● The records:
───
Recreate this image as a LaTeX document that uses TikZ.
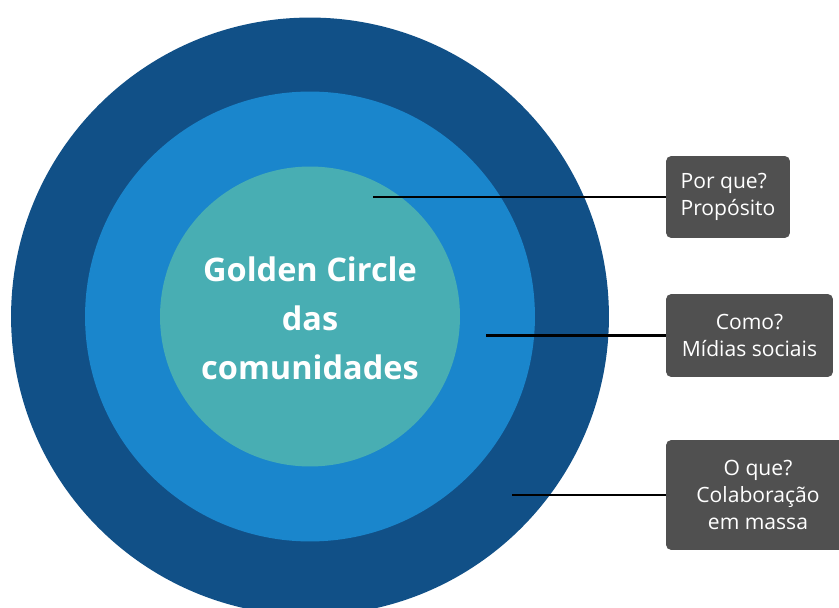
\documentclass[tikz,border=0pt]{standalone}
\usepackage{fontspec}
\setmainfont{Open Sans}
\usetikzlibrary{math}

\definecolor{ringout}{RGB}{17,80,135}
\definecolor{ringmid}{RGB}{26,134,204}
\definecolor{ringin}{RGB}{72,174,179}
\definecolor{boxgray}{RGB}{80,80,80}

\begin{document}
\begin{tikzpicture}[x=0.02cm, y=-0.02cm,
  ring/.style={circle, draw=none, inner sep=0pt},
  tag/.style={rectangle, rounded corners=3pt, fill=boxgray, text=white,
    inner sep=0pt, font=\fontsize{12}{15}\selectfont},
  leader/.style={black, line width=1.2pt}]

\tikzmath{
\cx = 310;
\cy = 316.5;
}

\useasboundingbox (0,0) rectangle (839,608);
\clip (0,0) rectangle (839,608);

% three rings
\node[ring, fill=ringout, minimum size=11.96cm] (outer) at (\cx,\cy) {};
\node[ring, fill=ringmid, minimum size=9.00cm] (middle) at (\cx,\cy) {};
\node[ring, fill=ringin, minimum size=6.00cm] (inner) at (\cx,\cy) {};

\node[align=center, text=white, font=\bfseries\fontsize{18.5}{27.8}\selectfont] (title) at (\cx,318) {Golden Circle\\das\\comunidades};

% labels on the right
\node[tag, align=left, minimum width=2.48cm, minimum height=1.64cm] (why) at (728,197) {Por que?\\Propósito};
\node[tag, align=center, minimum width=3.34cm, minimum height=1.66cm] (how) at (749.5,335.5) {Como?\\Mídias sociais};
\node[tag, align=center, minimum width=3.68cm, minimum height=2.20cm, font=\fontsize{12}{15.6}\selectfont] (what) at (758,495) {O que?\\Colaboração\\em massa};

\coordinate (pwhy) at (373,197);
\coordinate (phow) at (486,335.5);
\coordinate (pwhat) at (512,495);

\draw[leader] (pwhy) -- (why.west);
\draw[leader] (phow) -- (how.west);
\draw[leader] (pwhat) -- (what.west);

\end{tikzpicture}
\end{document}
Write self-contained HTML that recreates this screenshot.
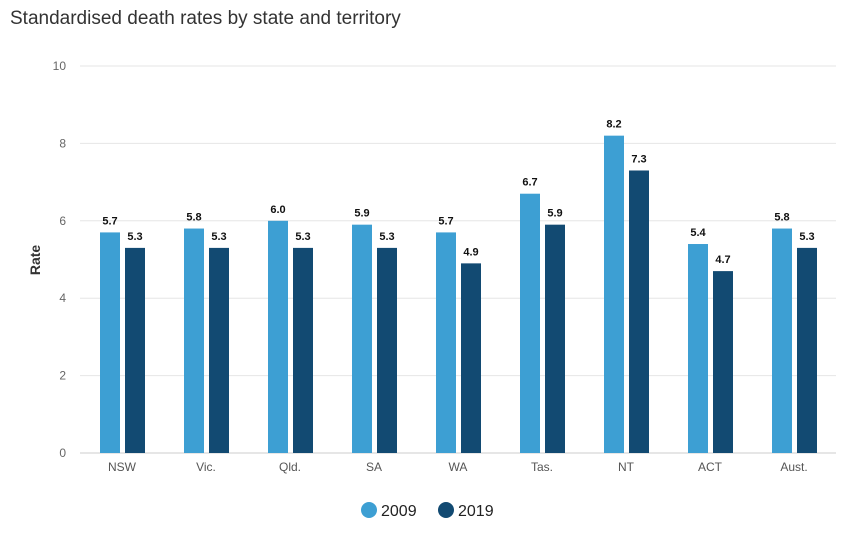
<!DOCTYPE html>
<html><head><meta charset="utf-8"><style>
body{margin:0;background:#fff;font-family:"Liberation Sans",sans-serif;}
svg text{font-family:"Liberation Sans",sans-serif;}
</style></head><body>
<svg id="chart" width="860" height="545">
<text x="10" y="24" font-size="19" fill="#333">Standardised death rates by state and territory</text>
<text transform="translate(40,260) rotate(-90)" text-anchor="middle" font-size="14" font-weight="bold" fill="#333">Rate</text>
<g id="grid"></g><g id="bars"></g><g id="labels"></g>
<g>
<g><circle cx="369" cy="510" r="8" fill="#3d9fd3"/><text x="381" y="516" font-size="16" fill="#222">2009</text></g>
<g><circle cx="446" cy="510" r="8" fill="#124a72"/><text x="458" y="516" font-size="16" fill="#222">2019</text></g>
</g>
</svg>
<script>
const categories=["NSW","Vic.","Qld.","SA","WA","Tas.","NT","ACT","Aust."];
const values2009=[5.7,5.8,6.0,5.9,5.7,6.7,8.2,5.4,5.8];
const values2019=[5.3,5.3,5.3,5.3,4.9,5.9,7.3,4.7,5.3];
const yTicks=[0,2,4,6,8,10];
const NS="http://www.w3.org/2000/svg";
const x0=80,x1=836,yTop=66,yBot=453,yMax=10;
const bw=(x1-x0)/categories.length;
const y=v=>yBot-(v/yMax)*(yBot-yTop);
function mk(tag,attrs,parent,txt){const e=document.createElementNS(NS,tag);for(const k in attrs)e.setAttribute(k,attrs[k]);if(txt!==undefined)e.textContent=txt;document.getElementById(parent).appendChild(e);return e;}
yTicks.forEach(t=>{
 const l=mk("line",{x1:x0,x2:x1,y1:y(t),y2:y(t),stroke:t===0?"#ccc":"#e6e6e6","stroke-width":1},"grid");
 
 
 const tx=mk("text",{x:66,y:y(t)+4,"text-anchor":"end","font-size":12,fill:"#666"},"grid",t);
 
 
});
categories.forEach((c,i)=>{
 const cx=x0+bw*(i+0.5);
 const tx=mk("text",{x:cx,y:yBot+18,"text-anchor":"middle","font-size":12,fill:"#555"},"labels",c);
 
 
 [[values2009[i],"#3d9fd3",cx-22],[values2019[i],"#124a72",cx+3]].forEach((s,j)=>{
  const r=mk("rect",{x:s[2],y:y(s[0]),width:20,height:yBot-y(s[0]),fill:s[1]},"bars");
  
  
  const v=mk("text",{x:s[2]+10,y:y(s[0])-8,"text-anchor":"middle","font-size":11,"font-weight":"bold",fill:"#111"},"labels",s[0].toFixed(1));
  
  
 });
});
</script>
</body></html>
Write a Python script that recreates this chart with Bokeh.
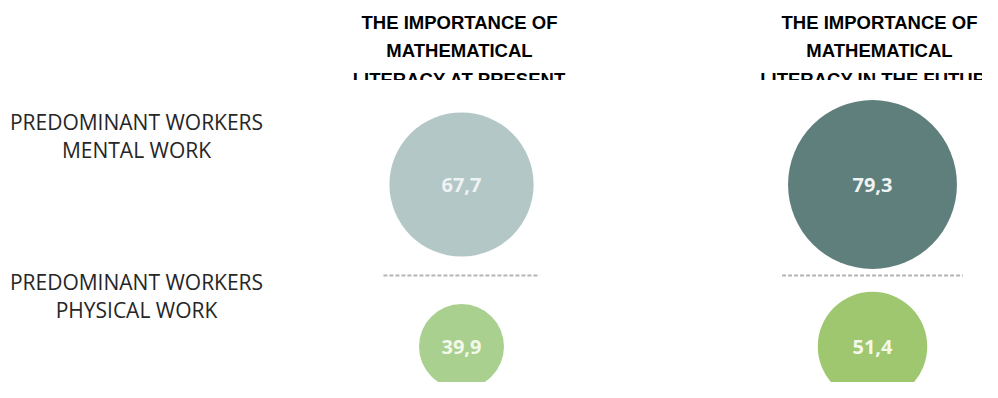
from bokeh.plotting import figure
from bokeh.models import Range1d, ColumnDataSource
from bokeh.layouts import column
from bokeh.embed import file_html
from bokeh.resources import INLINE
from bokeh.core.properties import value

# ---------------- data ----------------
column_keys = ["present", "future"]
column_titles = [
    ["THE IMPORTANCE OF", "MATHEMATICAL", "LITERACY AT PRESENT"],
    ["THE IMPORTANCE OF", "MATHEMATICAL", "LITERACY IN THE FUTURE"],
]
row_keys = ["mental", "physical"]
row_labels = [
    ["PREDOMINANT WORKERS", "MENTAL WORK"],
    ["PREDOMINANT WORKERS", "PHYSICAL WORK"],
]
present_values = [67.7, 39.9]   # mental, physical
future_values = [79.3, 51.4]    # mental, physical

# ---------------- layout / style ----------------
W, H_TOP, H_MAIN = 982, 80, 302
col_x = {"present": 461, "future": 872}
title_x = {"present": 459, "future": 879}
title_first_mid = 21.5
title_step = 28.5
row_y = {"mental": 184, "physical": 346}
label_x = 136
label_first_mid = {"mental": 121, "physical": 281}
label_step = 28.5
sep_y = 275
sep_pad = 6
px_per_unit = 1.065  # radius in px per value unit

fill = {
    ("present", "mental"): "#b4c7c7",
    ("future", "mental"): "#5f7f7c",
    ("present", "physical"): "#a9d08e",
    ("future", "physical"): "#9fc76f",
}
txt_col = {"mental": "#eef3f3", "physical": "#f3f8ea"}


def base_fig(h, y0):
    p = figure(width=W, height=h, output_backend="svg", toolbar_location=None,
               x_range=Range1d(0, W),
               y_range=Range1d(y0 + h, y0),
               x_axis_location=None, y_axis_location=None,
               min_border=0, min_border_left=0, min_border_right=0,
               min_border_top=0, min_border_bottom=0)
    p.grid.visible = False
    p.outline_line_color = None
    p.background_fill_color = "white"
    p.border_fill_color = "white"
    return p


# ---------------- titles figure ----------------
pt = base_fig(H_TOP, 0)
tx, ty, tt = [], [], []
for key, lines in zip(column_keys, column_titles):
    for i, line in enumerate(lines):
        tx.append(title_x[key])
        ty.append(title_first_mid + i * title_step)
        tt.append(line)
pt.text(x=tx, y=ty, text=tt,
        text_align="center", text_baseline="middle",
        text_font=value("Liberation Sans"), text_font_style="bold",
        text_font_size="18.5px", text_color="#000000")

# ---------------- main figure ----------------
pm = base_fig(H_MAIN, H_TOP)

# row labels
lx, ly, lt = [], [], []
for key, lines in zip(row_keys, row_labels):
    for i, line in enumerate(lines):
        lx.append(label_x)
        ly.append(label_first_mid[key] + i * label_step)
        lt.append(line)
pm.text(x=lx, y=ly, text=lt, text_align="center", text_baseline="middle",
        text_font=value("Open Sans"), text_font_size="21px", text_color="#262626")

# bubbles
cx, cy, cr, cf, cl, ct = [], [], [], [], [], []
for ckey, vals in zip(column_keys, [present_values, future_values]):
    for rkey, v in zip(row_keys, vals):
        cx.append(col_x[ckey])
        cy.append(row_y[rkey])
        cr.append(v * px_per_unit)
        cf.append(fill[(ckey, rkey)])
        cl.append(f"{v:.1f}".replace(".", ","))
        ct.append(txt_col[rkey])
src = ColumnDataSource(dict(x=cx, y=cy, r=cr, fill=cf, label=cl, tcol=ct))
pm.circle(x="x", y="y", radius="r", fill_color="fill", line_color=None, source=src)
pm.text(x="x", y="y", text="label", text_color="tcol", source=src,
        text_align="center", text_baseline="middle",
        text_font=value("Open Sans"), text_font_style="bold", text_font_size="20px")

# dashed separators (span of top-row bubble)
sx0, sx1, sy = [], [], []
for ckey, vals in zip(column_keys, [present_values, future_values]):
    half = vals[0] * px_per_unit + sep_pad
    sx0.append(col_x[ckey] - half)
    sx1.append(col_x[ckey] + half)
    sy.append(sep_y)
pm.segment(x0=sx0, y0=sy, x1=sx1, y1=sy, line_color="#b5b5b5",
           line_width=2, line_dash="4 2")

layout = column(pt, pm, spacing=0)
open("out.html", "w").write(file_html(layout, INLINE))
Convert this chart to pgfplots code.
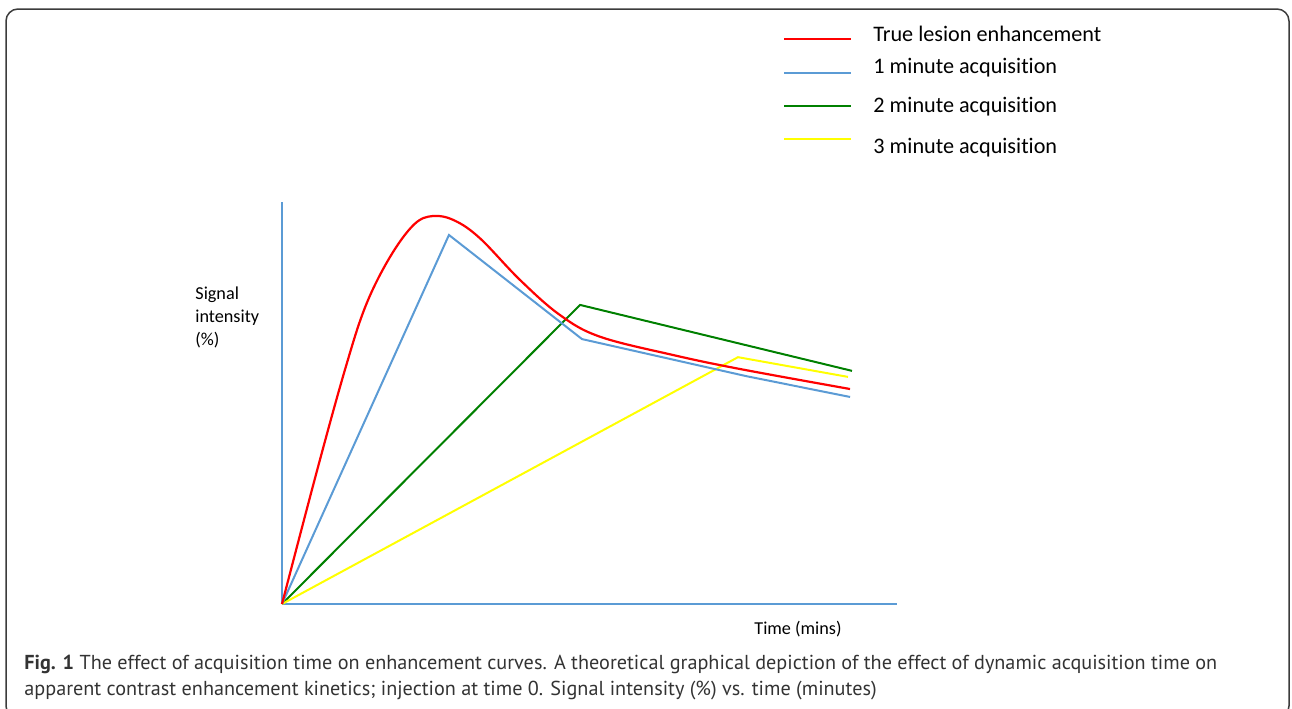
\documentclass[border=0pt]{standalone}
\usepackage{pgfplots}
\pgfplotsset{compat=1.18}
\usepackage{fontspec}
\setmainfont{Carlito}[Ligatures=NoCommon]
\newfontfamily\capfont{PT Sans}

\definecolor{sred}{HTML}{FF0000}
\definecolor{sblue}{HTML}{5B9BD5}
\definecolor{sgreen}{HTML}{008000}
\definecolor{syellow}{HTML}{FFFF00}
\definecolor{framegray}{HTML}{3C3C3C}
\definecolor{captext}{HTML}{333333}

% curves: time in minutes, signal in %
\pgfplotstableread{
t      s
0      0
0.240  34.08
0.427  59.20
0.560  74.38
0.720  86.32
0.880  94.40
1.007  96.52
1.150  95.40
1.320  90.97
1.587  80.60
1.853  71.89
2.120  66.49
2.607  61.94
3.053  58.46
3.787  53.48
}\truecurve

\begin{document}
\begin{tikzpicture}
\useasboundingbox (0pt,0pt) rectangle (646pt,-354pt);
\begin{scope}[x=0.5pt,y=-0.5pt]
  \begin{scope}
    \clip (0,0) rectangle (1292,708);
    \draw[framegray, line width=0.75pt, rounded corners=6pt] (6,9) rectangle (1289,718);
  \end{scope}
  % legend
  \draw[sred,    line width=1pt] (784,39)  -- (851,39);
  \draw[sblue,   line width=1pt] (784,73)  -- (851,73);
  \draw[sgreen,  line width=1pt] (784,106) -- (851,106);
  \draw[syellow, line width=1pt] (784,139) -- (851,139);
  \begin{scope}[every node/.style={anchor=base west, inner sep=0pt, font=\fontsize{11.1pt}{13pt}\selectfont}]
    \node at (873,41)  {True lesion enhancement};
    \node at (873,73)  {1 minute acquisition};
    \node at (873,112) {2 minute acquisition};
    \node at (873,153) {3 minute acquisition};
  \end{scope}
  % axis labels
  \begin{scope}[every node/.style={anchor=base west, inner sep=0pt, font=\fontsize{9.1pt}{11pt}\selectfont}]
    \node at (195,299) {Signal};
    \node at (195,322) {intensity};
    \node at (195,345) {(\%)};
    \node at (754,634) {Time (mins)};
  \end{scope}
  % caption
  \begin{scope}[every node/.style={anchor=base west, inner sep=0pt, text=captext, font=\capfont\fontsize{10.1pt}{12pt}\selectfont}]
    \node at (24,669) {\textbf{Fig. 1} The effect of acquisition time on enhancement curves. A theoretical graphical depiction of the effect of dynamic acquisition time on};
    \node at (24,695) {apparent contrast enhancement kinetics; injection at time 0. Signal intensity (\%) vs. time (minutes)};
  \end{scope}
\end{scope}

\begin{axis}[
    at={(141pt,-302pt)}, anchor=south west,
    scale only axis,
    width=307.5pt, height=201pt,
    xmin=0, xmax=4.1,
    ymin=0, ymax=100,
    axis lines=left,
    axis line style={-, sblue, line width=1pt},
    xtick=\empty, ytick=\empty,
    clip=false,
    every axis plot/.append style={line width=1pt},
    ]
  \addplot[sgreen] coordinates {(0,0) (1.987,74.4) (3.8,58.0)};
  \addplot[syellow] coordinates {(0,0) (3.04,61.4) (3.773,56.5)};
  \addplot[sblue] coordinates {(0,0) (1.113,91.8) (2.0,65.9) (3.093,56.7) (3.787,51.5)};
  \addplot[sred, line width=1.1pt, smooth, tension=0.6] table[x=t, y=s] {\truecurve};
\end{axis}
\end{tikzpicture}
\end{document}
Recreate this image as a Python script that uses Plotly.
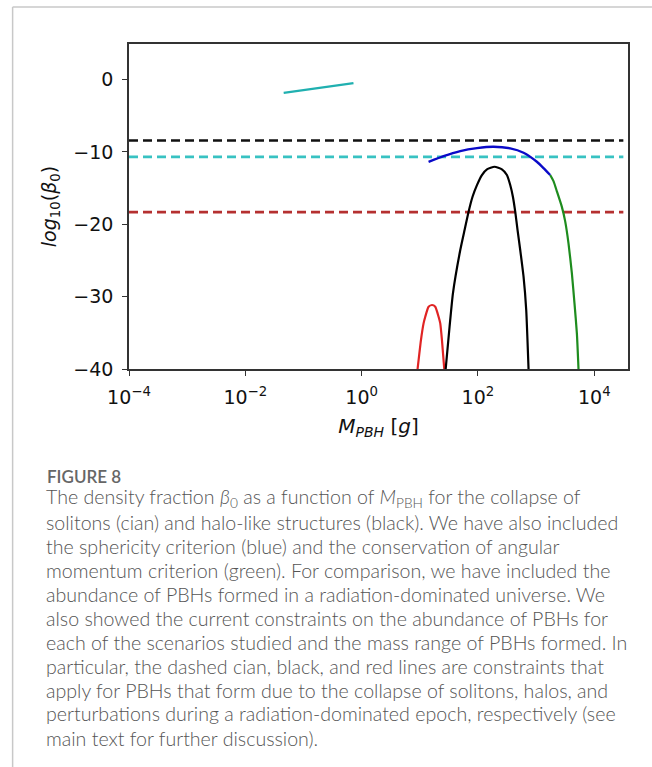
───
● What the exercise asks:
Lines from the records above that hold "script" are the ones to list.

● Result below:
<script>
</script>
Write a Python script that recreates this chart with Bokeh.
Recreate this image as a Python script that uses Plotly.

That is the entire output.